Iron Rule of Tomassi #4
NEVER under any circumstance live with a woman you aren’t married to or are not planning to marry in within 6 months.
You are utterly powerless in this situation. NEVER buy a home with a girlfriend, NEVER sign a rental lease with a girlfriend. NEVER agree to move into her home and absolutely NEVER move a woman into your own established living arrangement. I’m adamantly opposed to the “shacking up” dynamic, it is a trap that far too many men allow themselves to fall into. My fervor against this isn’t based on some moral issue, it is simple pragmatism. If you live with a woman you may as well be married because upon doing so every liability and accountability of marriage is then in effect. You not only lose any freedom of anonymity, you commit to, legally, being responsible for the continuation of your living arrangements regardless of how your relationship decays.
I should also emphasize the point that when you commit (and it is a financial commitment) to cohabiting with a GF you will notice a marked decrease in her sexual availability and desire. The single most common complaint related to me in regards to how to reignite a woman’s desire comes as the result of the guy having moved into a living arrangement with his LTR. All of that competitive anxiety and it’s resulting sexual tension that made your single sex life so great is removed from her shoulders and she can comfortably relax in the knowledge that she is your ONLY source of sexual intimacy. Putting your name on that lease with her (even if it’s just your name) is akin to signing an insurance policy for her –
“I the undersigned promise not to fuck any woman but this girl for a one year term.”
She thinks, “if he wasn’t serious about me, he wouldn’t have signed the lease.” Now all of that impetus and energy that made having marathon sex with you an outright necessity is relaxed. She controls the frame and she’s got it in writing that it is for at least a year.
Just don’t do it. Relationships last best when you spin more plates or at the very least keep each other at arm’s distance.
There was a time when the hip, counter-culture thing to do was flip the establishment the bird and cohabit with a girlfriend, sans the marriage contract. In the swinging post-sexual-revolution 70’s, feminism was more than happy to encourage the idea until it ran into the problem of making men financially accountable for all the “free milk” the cows were giving away. However, that not withstanding, there’s still a kind of a lingering after effect feeling about “living together” that seems like a good idea to guys to this day.

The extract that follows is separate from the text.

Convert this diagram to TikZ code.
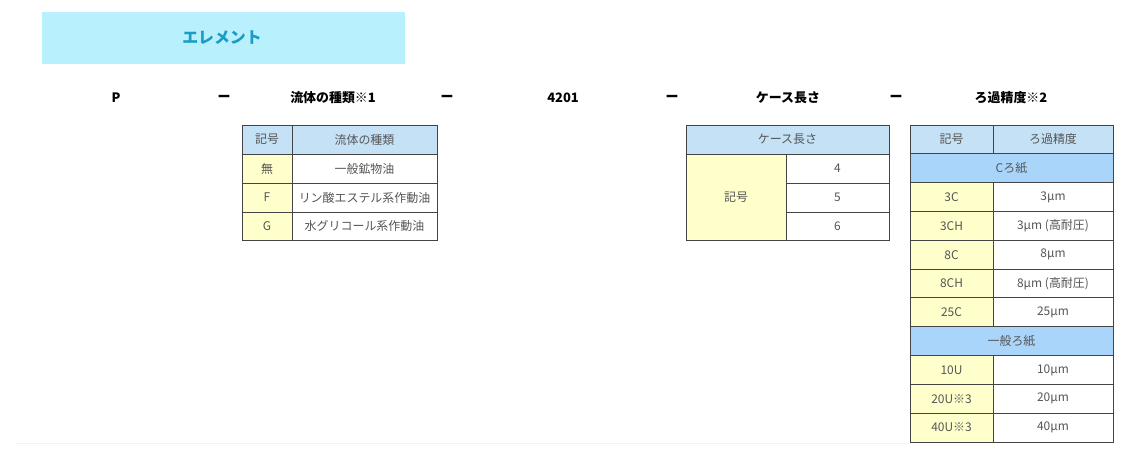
\documentclass[tikz,border=0pt]{standalone}
\usepackage{fontspec}
\setmainfont{Noto Sans CJK JP}
\usepackage{xcolor}
\usepackage{tikz}

\definecolor{titlebg}{HTML}{B9F0FD}
\definecolor{titlefg}{HTML}{1A9CC5}
\definecolor{headbg}{HTML}{C5E1F5}
\definecolor{groupbg}{HTML}{A9D5FB}
\definecolor{codebg}{HTML}{FFFFCC}
\definecolor{celltext}{HTML}{555555}
\definecolor{gridline}{HTML}{444444}

\begin{document}
\begin{tikzpicture}[x=0.025cm,y=-0.025cm,
    head/.style={font=\bfseries\fontsize{9.2}{11}\selectfont},
    cell/.style={text=celltext,font=\fontsize{8.5}{10}\selectfont},
    box/.style={draw=gridline,line width=0.7pt}]
            \useasboundingbox (0,0) rectangle (1124,450);
            % title
            \fill [titlebg] (42,12) rectangle (405,64);
            \node [text=titlefg,font=\bfseries\fontsize{11.3}{13}\selectfont] (title) at (222,38) {エレメント};
            % code line
            \node [head] (hP) at (116,98) {P};
            \node [head] (d1) at (224,98) {ー};
            \node [head] (hFluid) at (333,98) {流体の種類※1};
            \node [head] (d2) at (447,98) {ー};
            \node [head] (hNum) at (563,98) {4201};
            \node [head] (d3) at (672,98) {ー};
            \node [head] (hCase) at (788,98) {ケース長さ};
            \node [head] (d4) at (896,98) {ー};
            \node [head] (hFilter) at (1011,98) {ろ過精度※2};
            % fluid table
            \filldraw [box,fill=headbg] (242,125) rectangle (292,154);
            \filldraw [box,fill=headbg] (292,125) rectangle (437,154);
            \filldraw [box,fill=codebg] (242,154) rectangle (292,183);
            \filldraw [box,fill=white] (292,154) rectangle (437,183);
            \filldraw [box,fill=codebg] (242,183) rectangle (292,212);
            \filldraw [box,fill=white] (292,183) rectangle (437,212);
            \filldraw [box,fill=codebg] (242,212) rectangle (292,240);
            \filldraw [box,fill=white] (292,212) rectangle (437,240);
            \node [cell] (fK) at (267,139.5) {記号};
            \node [cell] (fT) at (364.5,139.5) {流体の種類};
            \node [cell] (fK1) at (267,168.5) {無};
            \node [cell] (fT1) at (364.5,168.5) {一般鉱物油};
            \node [cell] (fK2) at (267,197.5) {F};
            \node [cell] (fT2) at (364.5,197.5) {リン酸エステル系作動油};
            \node [cell] (fK3) at (267,226) {G};
            \node [cell] (fT3) at (364.5,226) {水グリコール系作動油};
            % case table
            \filldraw [box,fill=headbg] (686,125) rectangle (889,154);
            \filldraw [box,fill=codebg] (686,154) rectangle (786,240);
            \filldraw [box,fill=white] (786,154) rectangle (889,183);
            \filldraw [box,fill=white] (786,183) rectangle (889,212);
            \filldraw [box,fill=white] (786,212) rectangle (889,240);
            \node [cell] (cH) at (787.5,139.5) {ケース長さ};
            \node [cell] (cK) at (736,197) {記号};
            \node [cell] (c4) at (837.5,168.5) {4};
            \node [cell] (c5) at (837.5,197.5) {5};
            \node [cell] (c6) at (837.5,226) {6};
            % filter table
            \filldraw [box,fill=headbg] (910,125) rectangle (993,153.8);
            \filldraw [box,fill=headbg] (993,125) rectangle (1113,153.8);
            \filldraw [box,fill=groupbg] (910,153.8) rectangle (1113,182.6);
            \filldraw [box,fill=codebg] (910,182.6) rectangle (993,211.5);
            \filldraw [box,fill=white] (993,182.6) rectangle (1113,211.5);
            \filldraw [box,fill=codebg] (910,211.5) rectangle (993,240.3);
            \filldraw [box,fill=white] (993,211.5) rectangle (1113,240.3);
            \filldraw [box,fill=codebg] (910,240.3) rectangle (993,269.1);
            \filldraw [box,fill=white] (993,240.3) rectangle (1113,269.1);
            \filldraw [box,fill=codebg] (910,269.1) rectangle (993,297.9);
            \filldraw [box,fill=white] (993,269.1) rectangle (1113,297.9);
            \filldraw [box,fill=codebg] (910,297.9) rectangle (993,326.7);
            \filldraw [box,fill=white] (993,297.9) rectangle (1113,326.7);
            \filldraw [box,fill=groupbg] (910,326.7) rectangle (1113,355.5);
            \filldraw [box,fill=codebg] (910,355.5) rectangle (993,384.4);
            \filldraw [box,fill=white] (993,355.5) rectangle (1113,384.4);
            \filldraw [box,fill=codebg] (910,384.4) rectangle (993,413.2);
            \filldraw [box,fill=white] (993,384.4) rectangle (1113,413.2);
            \filldraw [box,fill=codebg] (910,413.2) rectangle (993,442);
            \filldraw [box,fill=white] (993,413.2) rectangle (1113,442);
            \node [cell] (pK) at (951.5,139.4) {記号};
            \node [cell] (pT) at (1053,139.4) {ろ過精度};
            \node [cell] (pC) at (1011.5,168.2) {Cろ紙};
            \node [cell] (pK1) at (951.5,197) {3C};
            \node [cell] (pT1) at (1053,197) {3μm};
            \node [cell] (pK2) at (951.5,225.9) {3CH};
            \node [cell] (pT2) at (1053,225.9) {3μm (高耐圧)};
            \node [cell] (pK3) at (951.5,254.7) {8C};
            \node [cell] (pT3) at (1053,254.7) {8μm};
            \node [cell] (pK4) at (951.5,283.5) {8CH};
            \node [cell] (pT4) at (1053,283.5) {8μm (高耐圧)};
            \node [cell] (pK5) at (951.5,312.3) {25C};
            \node [cell] (pT5) at (1053,312.3) {25μm};
            \node [cell] (pU) at (1011.5,341.1) {一般ろ紙};
            \node [cell] (pK6) at (951.5,370) {10U};
            \node [cell] (pT6) at (1053,370) {10μm};
            \node [cell] (pK7) at (951.5,398.8) {20U※3};
            \node [cell] (pT7) at (1053,398.8) {20μm};
            \node [cell] (pK8) at (951.5,427.6) {40U※3};
            \node [cell] (pT8) at (1053,427.6) {40μm};
            % faint rule at the bottom
            \draw [black!5,line width=0.6pt] (15,443) -- (910,443);
        \end{tikzpicture}
\end{document}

Of all the reasonable excuses I’ve heard for men wanting to cohabit with their girlfriends, the most common is that they did so for financial reasons. He (or she) needed a roommate and why not one that they enjoy fucking? That’s the cover story, but underneath it there’s the semiconscious understanding that it would be far more convenient to have a continuous flow of pussy as part of the utilities, uninterrupted by the formalities of having to go on dates or drive somewhere to get it. I can’t say that, on the surface, this doesn’t make perfect sense. Leave it a man to find the most pragmatic solution to his problem. However, as with most things woman, what seems like the most deductive solution is often a cleverly disguised trap.
Shacking up, just as in marriage, affords a woman a reasonable sense of comfort. It becomes at least a marginal shelter from the competition anxiety that she had to endure while living on her own and dating a guy who still had at least the perceived option to be unpredictable. Not so in the quasi-marriage that living together dictates. And it’s just this sense of predictability that allows her to relax into familiarity, and later, into dictating the terms of her own intimacy. In other words, she’s in the perfect position to ration her sexuality; to negotiate the terms of her desire in exchange for a living arrangement.

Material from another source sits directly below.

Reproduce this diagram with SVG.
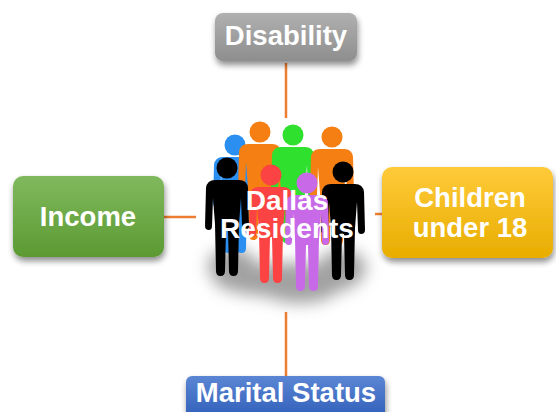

By the same reasoning, most AFCs view cohabiting as an ideal arrangement. Few of them really have the real options, much less the will to experiment exercising them, to see shacking up as anything but a great way of exiting the SMP, limiting potential rejection, and locking down a consistent supply of pussy. Men who are spinning plates, men with options, men with ambition, rarely see cohabiting as anything but a limiting hinderance on their lives. On some level of consciousness women understand this dynamic; guys with options (the Alphas they’d prefer) wouldn’t consider cohabitation. So when a man agrees to, or suggests living together it impresses her with two things – either he’s an Alpha who she’s won over so completely that he’s ready to commit to exclusivity with her, or he’s a beta with no better propositions than to settle into living with what he believes is his ‘sure thing’. What’s jarring for a woman is that she may start her living arrangement thinking she’s found the elusive Alpha ready to commit, only to later find he was just a clever beta who reverts back into his former, comfortable, AFC self after they sign the lease agreement.
Now all that said, what makes more sense? To live independently and enjoy the options to live unhindered with a live-in girlfriend, or move her in and have to deal with her every waking moment? Moving in with a woman implies commitment, and whenever you commit to anything you lose your two most valuable resources, options and the ability to maneuver.